Directions for this task: Write the data out again, character for character, with no images.

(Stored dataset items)
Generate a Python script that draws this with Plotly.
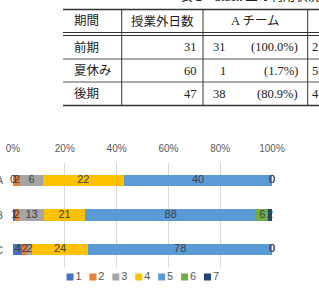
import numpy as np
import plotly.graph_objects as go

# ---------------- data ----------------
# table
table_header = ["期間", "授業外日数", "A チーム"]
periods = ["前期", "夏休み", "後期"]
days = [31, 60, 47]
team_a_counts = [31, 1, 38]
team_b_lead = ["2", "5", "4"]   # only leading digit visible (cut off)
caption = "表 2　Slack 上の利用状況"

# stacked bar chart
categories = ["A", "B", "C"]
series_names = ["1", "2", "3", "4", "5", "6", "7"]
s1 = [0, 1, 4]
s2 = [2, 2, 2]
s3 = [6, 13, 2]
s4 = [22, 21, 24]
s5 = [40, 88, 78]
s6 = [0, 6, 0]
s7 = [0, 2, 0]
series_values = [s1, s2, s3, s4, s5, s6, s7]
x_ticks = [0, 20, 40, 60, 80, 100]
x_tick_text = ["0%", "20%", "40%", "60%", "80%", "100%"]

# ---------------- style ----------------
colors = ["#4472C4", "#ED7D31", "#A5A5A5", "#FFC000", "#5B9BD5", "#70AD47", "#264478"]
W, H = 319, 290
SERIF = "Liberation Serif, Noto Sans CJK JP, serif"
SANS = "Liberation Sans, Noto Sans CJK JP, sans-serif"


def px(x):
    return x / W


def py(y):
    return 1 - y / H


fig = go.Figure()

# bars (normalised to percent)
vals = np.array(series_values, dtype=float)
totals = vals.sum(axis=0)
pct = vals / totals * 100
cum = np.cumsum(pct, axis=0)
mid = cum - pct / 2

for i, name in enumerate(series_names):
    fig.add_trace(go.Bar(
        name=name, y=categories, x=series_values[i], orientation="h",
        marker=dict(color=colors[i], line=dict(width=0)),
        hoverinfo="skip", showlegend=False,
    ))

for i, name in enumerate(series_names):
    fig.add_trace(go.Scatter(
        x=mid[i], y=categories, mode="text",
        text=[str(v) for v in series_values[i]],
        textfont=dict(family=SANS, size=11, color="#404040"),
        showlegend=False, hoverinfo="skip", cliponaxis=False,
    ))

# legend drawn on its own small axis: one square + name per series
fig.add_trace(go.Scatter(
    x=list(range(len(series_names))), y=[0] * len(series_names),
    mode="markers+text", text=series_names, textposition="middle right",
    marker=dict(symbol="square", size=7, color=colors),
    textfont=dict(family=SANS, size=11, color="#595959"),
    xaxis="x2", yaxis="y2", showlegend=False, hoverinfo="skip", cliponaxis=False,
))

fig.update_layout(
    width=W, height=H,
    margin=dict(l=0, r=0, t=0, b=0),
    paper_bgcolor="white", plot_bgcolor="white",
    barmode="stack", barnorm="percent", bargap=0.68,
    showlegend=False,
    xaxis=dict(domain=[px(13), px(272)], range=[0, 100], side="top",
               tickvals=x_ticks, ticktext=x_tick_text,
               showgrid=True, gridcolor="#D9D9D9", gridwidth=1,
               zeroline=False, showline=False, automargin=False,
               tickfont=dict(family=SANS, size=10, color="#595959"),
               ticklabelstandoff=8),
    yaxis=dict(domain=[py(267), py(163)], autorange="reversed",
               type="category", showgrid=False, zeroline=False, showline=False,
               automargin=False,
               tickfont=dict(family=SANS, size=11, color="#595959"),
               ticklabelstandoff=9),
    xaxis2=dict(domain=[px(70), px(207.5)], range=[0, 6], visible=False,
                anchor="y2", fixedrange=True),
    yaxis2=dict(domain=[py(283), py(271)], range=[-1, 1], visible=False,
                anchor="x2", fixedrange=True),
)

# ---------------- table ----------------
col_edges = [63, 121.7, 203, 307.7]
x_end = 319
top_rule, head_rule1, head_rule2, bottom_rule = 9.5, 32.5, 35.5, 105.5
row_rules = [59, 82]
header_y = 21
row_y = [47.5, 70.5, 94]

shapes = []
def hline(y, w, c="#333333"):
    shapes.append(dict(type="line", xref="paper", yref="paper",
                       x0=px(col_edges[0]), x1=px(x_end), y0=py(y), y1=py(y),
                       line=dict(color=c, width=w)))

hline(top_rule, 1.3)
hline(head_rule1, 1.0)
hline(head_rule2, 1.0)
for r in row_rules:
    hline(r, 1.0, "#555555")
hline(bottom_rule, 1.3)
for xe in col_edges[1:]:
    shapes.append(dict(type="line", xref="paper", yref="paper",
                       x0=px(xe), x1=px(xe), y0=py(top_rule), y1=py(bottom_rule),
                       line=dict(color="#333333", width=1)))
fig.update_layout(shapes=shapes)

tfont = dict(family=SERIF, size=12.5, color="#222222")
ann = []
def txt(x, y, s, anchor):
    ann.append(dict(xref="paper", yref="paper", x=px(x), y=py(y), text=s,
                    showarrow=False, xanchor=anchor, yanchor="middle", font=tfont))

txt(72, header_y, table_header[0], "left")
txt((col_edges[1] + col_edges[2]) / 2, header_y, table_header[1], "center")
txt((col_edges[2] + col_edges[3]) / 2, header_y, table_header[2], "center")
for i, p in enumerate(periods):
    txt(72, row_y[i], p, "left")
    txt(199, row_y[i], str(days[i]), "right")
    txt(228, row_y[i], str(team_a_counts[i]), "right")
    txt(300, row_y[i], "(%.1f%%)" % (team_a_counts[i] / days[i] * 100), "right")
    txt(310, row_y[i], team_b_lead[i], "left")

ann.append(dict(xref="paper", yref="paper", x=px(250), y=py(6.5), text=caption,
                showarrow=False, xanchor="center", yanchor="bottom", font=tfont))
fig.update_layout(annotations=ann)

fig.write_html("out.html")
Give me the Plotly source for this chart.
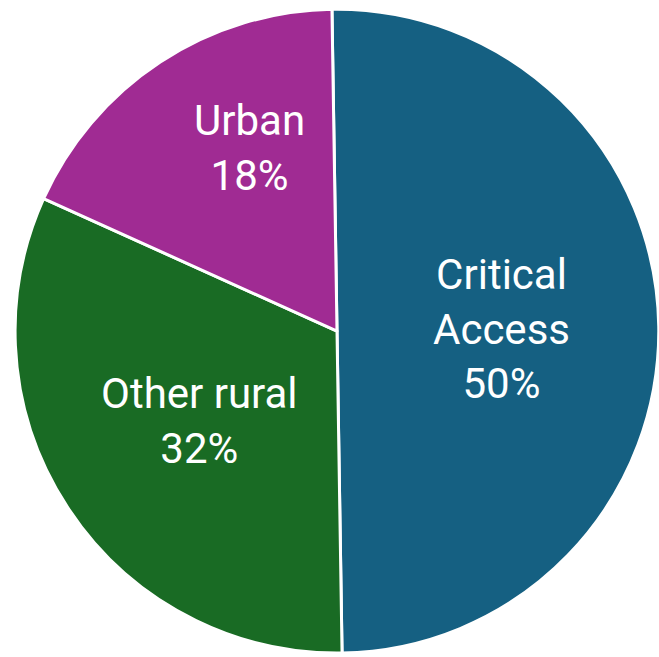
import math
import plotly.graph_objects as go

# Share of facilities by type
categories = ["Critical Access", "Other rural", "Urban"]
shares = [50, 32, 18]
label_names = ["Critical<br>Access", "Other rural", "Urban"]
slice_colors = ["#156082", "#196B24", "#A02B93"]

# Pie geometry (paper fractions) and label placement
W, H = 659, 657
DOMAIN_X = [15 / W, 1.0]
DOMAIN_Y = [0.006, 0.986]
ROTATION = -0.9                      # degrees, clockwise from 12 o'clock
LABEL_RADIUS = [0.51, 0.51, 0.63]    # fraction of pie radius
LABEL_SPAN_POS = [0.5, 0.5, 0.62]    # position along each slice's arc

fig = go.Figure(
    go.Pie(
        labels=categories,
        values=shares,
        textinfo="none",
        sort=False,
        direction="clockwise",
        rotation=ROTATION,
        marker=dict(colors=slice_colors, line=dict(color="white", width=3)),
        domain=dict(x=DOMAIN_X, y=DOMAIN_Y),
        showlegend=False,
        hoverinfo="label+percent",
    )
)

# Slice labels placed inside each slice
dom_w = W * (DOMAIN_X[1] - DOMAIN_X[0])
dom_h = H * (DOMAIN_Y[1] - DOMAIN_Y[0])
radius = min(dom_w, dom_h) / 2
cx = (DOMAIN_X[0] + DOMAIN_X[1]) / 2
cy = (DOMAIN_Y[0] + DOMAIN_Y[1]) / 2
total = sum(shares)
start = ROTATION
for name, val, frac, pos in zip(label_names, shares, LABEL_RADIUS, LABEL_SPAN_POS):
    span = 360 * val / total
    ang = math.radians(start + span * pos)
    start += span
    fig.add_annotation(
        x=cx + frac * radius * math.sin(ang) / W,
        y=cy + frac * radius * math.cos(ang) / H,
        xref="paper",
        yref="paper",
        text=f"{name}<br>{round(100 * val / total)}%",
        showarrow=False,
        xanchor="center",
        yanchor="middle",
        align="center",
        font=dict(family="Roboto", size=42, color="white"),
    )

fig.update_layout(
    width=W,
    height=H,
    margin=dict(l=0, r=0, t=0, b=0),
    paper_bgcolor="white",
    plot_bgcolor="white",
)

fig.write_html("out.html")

Exercise answer:
Generate a Python script that draws this with Plotly.
import numpy as np
import plotly.graph_objects as go

# ---------------- data ----------------
# table
table_header = ["期間", "授業外日数", "A チーム"]
periods = ["前期", "夏休み", "後期"]
days = [31, 60, 47]
team_a_counts = [31, 1, 38]
team_b_lead = ["2", "5", "4"]   # only leading digit visible (cut off)
caption = "表 2　Slack 上の利用状況"

# stacked bar chart
categories = ["A", "B", "C"]
series_names = ["1", "2", "3", "4", "5", "6", "7"]
s1 = [0, 1, 4]
s2 = [2, 2, 2]
s3 = [6, 13, 2]
s4 = [22, 21, 24]
s5 = [40, 88, 78]
s6 = [0, 6, 0]
s7 = [0, 2, 0]
series_values = [s1, s2, s3, s4, s5, s6, s7]
x_ticks = [0, 20, 40, 60, 80, 100]
x_tick_text = ["0%", "20%", "40%", "60%", "80%", "100%"]

# ---------------- style ----------------
colors = ["#4472C4", "#ED7D31", "#A5A5A5", "#FFC000", "#5B9BD5", "#70AD47", "#264478"]
W, H = 319, 290
SERIF = "Liberation Serif, Noto Sans CJK JP, serif"
SANS = "Liberation Sans, Noto Sans CJK JP, sans-serif"


def px(x):
    return x / W


def py(y):
    return 1 - y / H


fig = go.Figure()

# bars (normalised to percent)
vals = np.array(series_values, dtype=float)
totals = vals.sum(axis=0)
pct = vals / totals * 100
cum = np.cumsum(pct, axis=0)
mid = cum - pct / 2

for i, name in enumerate(series_names):
    fig.add_trace(go.Bar(
        name=name, y=categories, x=series_values[i], orientation="h",
        marker=dict(color=colors[i], line=dict(width=0)),
        hoverinfo="skip", showlegend=False,
    ))

for i, name in enumerate(series_names):
    fig.add_trace(go.Scatter(
        x=mid[i], y=categories, mode="text",
        text=[str(v) for v in series_values[i]],
        textfont=dict(family=SANS, size=11, color="#404040"),
        showlegend=False, hoverinfo="skip", cliponaxis=False,
    ))

# legend drawn on its own small axis: one square + name per series
fig.add_trace(go.Scatter(
    x=list(range(len(series_names))), y=[0] * len(series_names),
    mode="markers+text", text=series_names, textposition="middle right",
    marker=dict(symbol="square", size=7, color=colors),
    textfont=dict(family=SANS, size=11, color="#595959"),
    xaxis="x2", yaxis="y2", showlegend=False, hoverinfo="skip", cliponaxis=False,
))

fig.update_layout(
    width=W, height=H,
    margin=dict(l=0, r=0, t=0, b=0),
    paper_bgcolor="white", plot_bgcolor="white",
    barmode="stack", barnorm="percent", bargap=0.68,
    showlegend=False,
    xaxis=dict(domain=[px(13), px(272)], range=[0, 100], side="top",
               tickvals=x_ticks, ticktext=x_tick_text,
               showgrid=True, gridcolor="#D9D9D9", gridwidth=1,
               zeroline=False, showline=False, automargin=False,
               tickfont=dict(family=SANS, size=10, color="#595959"),
               ticklabelstandoff=8),
    yaxis=dict(domain=[py(267), py(163)], autorange="reversed",
               type="category", showgrid=False, zeroline=False, showline=False,
               automargin=False,
               tickfont=dict(family=SANS, size=11, color="#595959"),
               ticklabelstandoff=9),
    xaxis2=dict(domain=[px(70), px(207.5)], range=[0, 6], visible=False,
                anchor="y2", fixedrange=True),
    yaxis2=dict(domain=[py(283), py(271)], range=[-1, 1], visible=False,
                anchor="x2", fixedrange=True),
)

# ---------------- table ----------------
col_edges = [63, 121.7, 203, 307.7]
x_end = 319
top_rule, head_rule1, head_rule2, bottom_rule = 9.5, 32.5, 35.5, 105.5
row_rules = [59, 82]
header_y = 21
row_y = [47.5, 70.5, 94]

shapes = []
def hline(y, w, c="#333333"):
    shapes.append(dict(type="line", xref="paper", yref="paper",
                       x0=px(col_edges[0]), x1=px(x_end), y0=py(y), y1=py(y),
                       line=dict(color=c, width=w)))

hline(top_rule, 1.3)
hline(head_rule1, 1.0)
hline(head_rule2, 1.0)
for r in row_rules:
    hline(r, 1.0, "#555555")
hline(bottom_rule, 1.3)
for xe in col_edges[1:]:
    shapes.append(dict(type="line", xref="paper", yref="paper",
                       x0=px(xe), x1=px(xe), y0=py(top_rule), y1=py(bottom_rule),
                       line=dict(color="#333333", width=1)))
fig.update_layout(shapes=shapes)

tfont = dict(family=SERIF, size=12.5, color="#222222")
ann = []
def txt(x, y, s, anchor):
    ann.append(dict(xref="paper", yref="paper", x=px(x), y=py(y), text=s,
                    showarrow=False, xanchor=anchor, yanchor="middle", font=tfont))

txt(72, header_y, table_header[0], "left")
txt((col_edges[1] + col_edges[2]) / 2, header_y, table_header[1], "center")
txt((col_edges[2] + col_edges[3]) / 2, header_y, table_header[2], "center")
for i, p in enumerate(periods):
    txt(72, row_y[i], p, "left")
    txt(199, row_y[i], str(days[i]), "right")
    txt(228, row_y[i], str(team_a_counts[i]), "right")
    txt(300, row_y[i], "(%.1f%%)" % (team_a_counts[i] / days[i] * 100), "right")
    txt(310, row_y[i], team_b_lead[i], "left")

ann.append(dict(xref="paper", yref="paper", x=px(250), y=py(6.5), text=caption,
                showarrow=False, xanchor="center", yanchor="bottom", font=tfont))
fig.update_layout(annotations=ann)

fig.write_html("out.html")
Give me the Plotly source for this chart.
import math
import plotly.graph_objects as go

# Share of facilities by type
categories = ["Critical Access", "Other rural", "Urban"]
shares = [50, 32, 18]
label_names = ["Critical<br>Access", "Other rural", "Urban"]
slice_colors = ["#156082", "#196B24", "#A02B93"]

# Pie geometry (paper fractions) and label placement
W, H = 659, 657
DOMAIN_X = [15 / W, 1.0]
DOMAIN_Y = [0.006, 0.986]
ROTATION = -0.9                      # degrees, clockwise from 12 o'clock
LABEL_RADIUS = [0.51, 0.51, 0.63]    # fraction of pie radius
LABEL_SPAN_POS = [0.5, 0.5, 0.62]    # position along each slice's arc

fig = go.Figure(
    go.Pie(
        labels=categories,
        values=shares,
        textinfo="none",
        sort=False,
        direction="clockwise",
        rotation=ROTATION,
        marker=dict(colors=slice_colors, line=dict(color="white", width=3)),
        domain=dict(x=DOMAIN_X, y=DOMAIN_Y),
        showlegend=False,
        hoverinfo="label+percent",
    )
)

# Slice labels placed inside each slice
dom_w = W * (DOMAIN_X[1] - DOMAIN_X[0])
dom_h = H * (DOMAIN_Y[1] - DOMAIN_Y[0])
radius = min(dom_w, dom_h) / 2
cx = (DOMAIN_X[0] + DOMAIN_X[1]) / 2
cy = (DOMAIN_Y[0] + DOMAIN_Y[1]) / 2
total = sum(shares)
start = ROTATION
for name, val, frac, pos in zip(label_names, shares, LABEL_RADIUS, LABEL_SPAN_POS):
    span = 360 * val / total
    ang = math.radians(start + span * pos)
    start += span
    fig.add_annotation(
        x=cx + frac * radius * math.sin(ang) / W,
        y=cy + frac * radius * math.cos(ang) / H,
        xref="paper",
        yref="paper",
        text=f"{name}<br>{round(100 * val / total)}%",
        showarrow=False,
        xanchor="center",
        yanchor="middle",
        align="center",
        font=dict(family="Roboto", size=42, color="white"),
    )

fig.update_layout(
    width=W,
    height=H,
    margin=dict(l=0, r=0, t=0, b=0),
    paper_bgcolor="white",
    plot_bgcolor="white",
)

fig.write_html("out.html")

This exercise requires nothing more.